▶ _Requirements_: Return all of the data exactly, with nothing left out but the pictures.
==================================================
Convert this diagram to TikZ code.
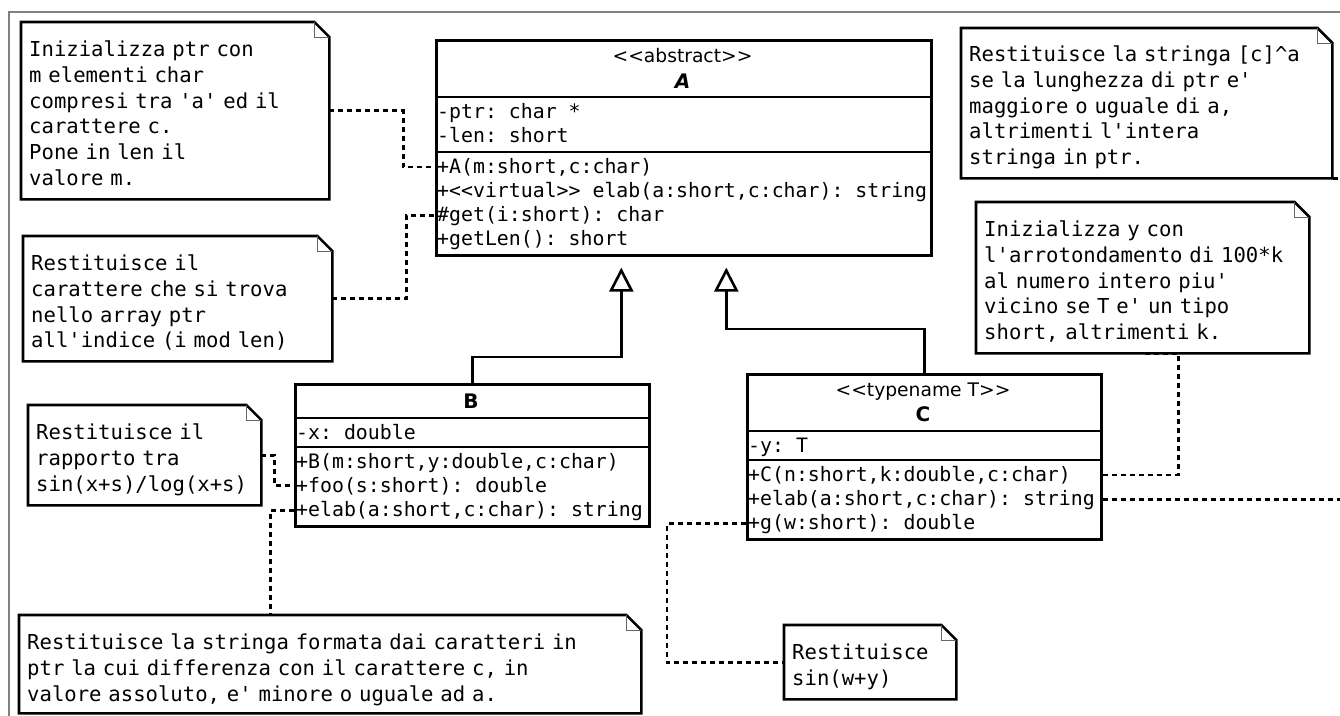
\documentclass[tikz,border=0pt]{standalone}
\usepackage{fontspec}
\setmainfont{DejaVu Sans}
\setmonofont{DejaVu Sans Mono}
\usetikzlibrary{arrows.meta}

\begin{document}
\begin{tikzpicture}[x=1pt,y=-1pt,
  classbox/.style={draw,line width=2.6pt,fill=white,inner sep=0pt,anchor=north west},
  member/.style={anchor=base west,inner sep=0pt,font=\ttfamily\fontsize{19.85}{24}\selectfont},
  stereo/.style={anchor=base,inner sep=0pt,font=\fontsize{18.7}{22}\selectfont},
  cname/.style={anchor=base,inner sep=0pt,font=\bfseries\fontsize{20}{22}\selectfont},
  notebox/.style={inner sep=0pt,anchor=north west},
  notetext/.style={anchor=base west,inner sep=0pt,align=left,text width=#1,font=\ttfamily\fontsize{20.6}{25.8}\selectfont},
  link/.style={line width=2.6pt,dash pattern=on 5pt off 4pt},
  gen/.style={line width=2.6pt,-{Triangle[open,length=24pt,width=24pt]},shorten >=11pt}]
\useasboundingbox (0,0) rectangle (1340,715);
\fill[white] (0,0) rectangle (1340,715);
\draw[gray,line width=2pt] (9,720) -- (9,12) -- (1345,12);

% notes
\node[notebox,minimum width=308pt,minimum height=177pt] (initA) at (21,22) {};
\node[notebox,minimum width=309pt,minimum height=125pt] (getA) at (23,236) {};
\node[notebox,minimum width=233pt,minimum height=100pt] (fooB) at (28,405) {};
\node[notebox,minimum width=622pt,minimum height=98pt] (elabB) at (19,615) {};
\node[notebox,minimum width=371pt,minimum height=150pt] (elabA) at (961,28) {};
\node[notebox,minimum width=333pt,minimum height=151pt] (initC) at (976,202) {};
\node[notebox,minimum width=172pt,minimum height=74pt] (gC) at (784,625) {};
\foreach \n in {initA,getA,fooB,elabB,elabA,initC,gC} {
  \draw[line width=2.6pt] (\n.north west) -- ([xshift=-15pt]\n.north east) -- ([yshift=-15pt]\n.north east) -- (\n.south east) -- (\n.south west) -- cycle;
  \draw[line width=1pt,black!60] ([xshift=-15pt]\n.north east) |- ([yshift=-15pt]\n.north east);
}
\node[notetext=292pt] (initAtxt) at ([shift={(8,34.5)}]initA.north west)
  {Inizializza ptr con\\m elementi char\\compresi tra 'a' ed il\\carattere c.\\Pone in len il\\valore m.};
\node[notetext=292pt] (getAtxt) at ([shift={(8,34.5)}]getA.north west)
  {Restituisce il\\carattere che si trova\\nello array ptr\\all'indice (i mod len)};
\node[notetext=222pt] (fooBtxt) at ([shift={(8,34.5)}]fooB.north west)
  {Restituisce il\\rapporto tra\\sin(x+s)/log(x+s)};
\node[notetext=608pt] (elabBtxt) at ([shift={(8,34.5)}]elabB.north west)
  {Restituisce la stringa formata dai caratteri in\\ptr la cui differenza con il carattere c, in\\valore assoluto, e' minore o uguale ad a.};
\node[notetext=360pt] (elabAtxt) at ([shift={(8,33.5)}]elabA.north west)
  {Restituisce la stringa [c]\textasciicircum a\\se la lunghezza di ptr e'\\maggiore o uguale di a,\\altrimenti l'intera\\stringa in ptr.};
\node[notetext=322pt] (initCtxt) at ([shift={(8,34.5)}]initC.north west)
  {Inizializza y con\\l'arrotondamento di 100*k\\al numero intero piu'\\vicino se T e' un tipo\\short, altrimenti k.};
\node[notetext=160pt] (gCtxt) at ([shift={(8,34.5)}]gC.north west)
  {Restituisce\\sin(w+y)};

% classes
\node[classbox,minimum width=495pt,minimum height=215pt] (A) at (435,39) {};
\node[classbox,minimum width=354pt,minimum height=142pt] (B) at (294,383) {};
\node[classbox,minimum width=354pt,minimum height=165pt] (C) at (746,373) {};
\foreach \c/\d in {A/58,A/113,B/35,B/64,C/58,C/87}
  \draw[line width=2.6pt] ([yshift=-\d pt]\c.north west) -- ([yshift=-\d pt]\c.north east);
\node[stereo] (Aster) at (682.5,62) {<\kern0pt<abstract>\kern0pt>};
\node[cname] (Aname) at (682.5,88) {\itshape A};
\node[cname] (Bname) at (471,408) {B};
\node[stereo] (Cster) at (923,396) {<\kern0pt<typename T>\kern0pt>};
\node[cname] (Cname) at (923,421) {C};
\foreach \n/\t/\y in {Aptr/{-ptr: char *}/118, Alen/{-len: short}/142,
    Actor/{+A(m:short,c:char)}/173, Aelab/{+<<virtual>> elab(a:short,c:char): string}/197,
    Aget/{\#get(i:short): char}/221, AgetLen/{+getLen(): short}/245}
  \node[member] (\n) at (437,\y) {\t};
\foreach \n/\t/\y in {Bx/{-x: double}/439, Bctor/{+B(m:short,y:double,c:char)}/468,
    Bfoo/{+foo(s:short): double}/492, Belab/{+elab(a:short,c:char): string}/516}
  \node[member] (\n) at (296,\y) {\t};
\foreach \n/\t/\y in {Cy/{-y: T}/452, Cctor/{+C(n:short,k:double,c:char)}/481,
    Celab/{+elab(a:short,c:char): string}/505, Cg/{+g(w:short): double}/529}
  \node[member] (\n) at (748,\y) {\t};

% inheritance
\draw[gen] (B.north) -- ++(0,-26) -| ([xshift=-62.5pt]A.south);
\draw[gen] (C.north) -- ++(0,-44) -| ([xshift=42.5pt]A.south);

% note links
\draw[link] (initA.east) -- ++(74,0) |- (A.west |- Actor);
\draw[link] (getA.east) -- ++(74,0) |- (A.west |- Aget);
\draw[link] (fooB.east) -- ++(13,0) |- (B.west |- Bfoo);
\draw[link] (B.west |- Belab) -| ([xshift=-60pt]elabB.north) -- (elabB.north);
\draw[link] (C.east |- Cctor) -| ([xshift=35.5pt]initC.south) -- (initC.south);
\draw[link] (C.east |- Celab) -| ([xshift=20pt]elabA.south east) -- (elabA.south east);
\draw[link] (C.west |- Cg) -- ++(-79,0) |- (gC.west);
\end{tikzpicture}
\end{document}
==================================================
▶ _Task solution_:
Convert this diagram to TikZ code.
\documentclass[tikz,border=0pt]{standalone}
\usepackage{fontspec}
\setmainfont{DejaVu Sans}
\setmonofont{DejaVu Sans Mono}
\usetikzlibrary{arrows.meta}

\begin{document}
\begin{tikzpicture}[x=1pt,y=-1pt,
  classbox/.style={draw,line width=2.6pt,fill=white,inner sep=0pt,anchor=north west},
  member/.style={anchor=base west,inner sep=0pt,font=\ttfamily\fontsize{19.85}{24}\selectfont},
  stereo/.style={anchor=base,inner sep=0pt,font=\fontsize{18.7}{22}\selectfont},
  cname/.style={anchor=base,inner sep=0pt,font=\bfseries\fontsize{20}{22}\selectfont},
  notebox/.style={inner sep=0pt,anchor=north west},
  notetext/.style={anchor=base west,inner sep=0pt,align=left,text width=#1,font=\ttfamily\fontsize{20.6}{25.8}\selectfont},
  link/.style={line width=2.6pt,dash pattern=on 5pt off 4pt},
  gen/.style={line width=2.6pt,-{Triangle[open,length=24pt,width=24pt]},shorten >=11pt}]
\useasboundingbox (0,0) rectangle (1340,715);
\fill[white] (0,0) rectangle (1340,715);
\draw[gray,line width=2pt] (9,720) -- (9,12) -- (1345,12);

% notes
\node[notebox,minimum width=308pt,minimum height=177pt] (initA) at (21,22) {};
\node[notebox,minimum width=309pt,minimum height=125pt] (getA) at (23,236) {};
\node[notebox,minimum width=233pt,minimum height=100pt] (fooB) at (28,405) {};
\node[notebox,minimum width=622pt,minimum height=98pt] (elabB) at (19,615) {};
\node[notebox,minimum width=371pt,minimum height=150pt] (elabA) at (961,28) {};
\node[notebox,minimum width=333pt,minimum height=151pt] (initC) at (976,202) {};
\node[notebox,minimum width=172pt,minimum height=74pt] (gC) at (784,625) {};
\foreach \n in {initA,getA,fooB,elabB,elabA,initC,gC} {
  \draw[line width=2.6pt] (\n.north west) -- ([xshift=-15pt]\n.north east) -- ([yshift=-15pt]\n.north east) -- (\n.south east) -- (\n.south west) -- cycle;
  \draw[line width=1pt,black!60] ([xshift=-15pt]\n.north east) |- ([yshift=-15pt]\n.north east);
}
\node[notetext=292pt] (initAtxt) at ([shift={(8,34.5)}]initA.north west)
  {Inizializza ptr con\\m elementi char\\compresi tra 'a' ed il\\carattere c.\\Pone in len il\\valore m.};
\node[notetext=292pt] (getAtxt) at ([shift={(8,34.5)}]getA.north west)
  {Restituisce il\\carattere che si trova\\nello array ptr\\all'indice (i mod len)};
\node[notetext=222pt] (fooBtxt) at ([shift={(8,34.5)}]fooB.north west)
  {Restituisce il\\rapporto tra\\sin(x+s)/log(x+s)};
\node[notetext=608pt] (elabBtxt) at ([shift={(8,34.5)}]elabB.north west)
  {Restituisce la stringa formata dai caratteri in\\ptr la cui differenza con il carattere c, in\\valore assoluto, e' minore o uguale ad a.};
\node[notetext=360pt] (elabAtxt) at ([shift={(8,33.5)}]elabA.north west)
  {Restituisce la stringa [c]\textasciicircum a\\se la lunghezza di ptr e'\\maggiore o uguale di a,\\altrimenti l'intera\\stringa in ptr.};
\node[notetext=322pt] (initCtxt) at ([shift={(8,34.5)}]initC.north west)
  {Inizializza y con\\l'arrotondamento di 100*k\\al numero intero piu'\\vicino se T e' un tipo\\short, altrimenti k.};
\node[notetext=160pt] (gCtxt) at ([shift={(8,34.5)}]gC.north west)
  {Restituisce\\sin(w+y)};

% classes
\node[classbox,minimum width=495pt,minimum height=215pt] (A) at (435,39) {};
\node[classbox,minimum width=354pt,minimum height=142pt] (B) at (294,383) {};
\node[classbox,minimum width=354pt,minimum height=165pt] (C) at (746,373) {};
\foreach \c/\d in {A/58,A/113,B/35,B/64,C/58,C/87}
  \draw[line width=2.6pt] ([yshift=-\d pt]\c.north west) -- ([yshift=-\d pt]\c.north east);
\node[stereo] (Aster) at (682.5,62) {<\kern0pt<abstract>\kern0pt>};
\node[cname] (Aname) at (682.5,88) {\itshape A};
\node[cname] (Bname) at (471,408) {B};
\node[stereo] (Cster) at (923,396) {<\kern0pt<typename T>\kern0pt>};
\node[cname] (Cname) at (923,421) {C};
\foreach \n/\t/\y in {Aptr/{-ptr: char *}/118, Alen/{-len: short}/142,
    Actor/{+A(m:short,c:char)}/173, Aelab/{+<<virtual>> elab(a:short,c:char): string}/197,
    Aget/{\#get(i:short): char}/221, AgetLen/{+getLen(): short}/245}
  \node[member] (\n) at (437,\y) {\t};
\foreach \n/\t/\y in {Bx/{-x: double}/439, Bctor/{+B(m:short,y:double,c:char)}/468,
    Bfoo/{+foo(s:short): double}/492, Belab/{+elab(a:short,c:char): string}/516}
  \node[member] (\n) at (296,\y) {\t};
\foreach \n/\t/\y in {Cy/{-y: T}/452, Cctor/{+C(n:short,k:double,c:char)}/481,
    Celab/{+elab(a:short,c:char): string}/505, Cg/{+g(w:short): double}/529}
  \node[member] (\n) at (748,\y) {\t};

% inheritance
\draw[gen] (B.north) -- ++(0,-26) -| ([xshift=-62.5pt]A.south);
\draw[gen] (C.north) -- ++(0,-44) -| ([xshift=42.5pt]A.south);

% note links
\draw[link] (initA.east) -- ++(74,0) |- (A.west |- Actor);
\draw[link] (getA.east) -- ++(74,0) |- (A.west |- Aget);
\draw[link] (fooB.east) -- ++(13,0) |- (B.west |- Bfoo);
\draw[link] (B.west |- Belab) -| ([xshift=-60pt]elabB.north) -- (elabB.north);
\draw[link] (C.east |- Cctor) -| ([xshift=35.5pt]initC.south) -- (initC.south);
\draw[link] (C.east |- Celab) -| ([xshift=20pt]elabA.south east) -- (elabA.south east);
\draw[link] (C.west |- Cg) -- ++(-79,0) |- (gC.west);
\end{tikzpicture}
\end{document}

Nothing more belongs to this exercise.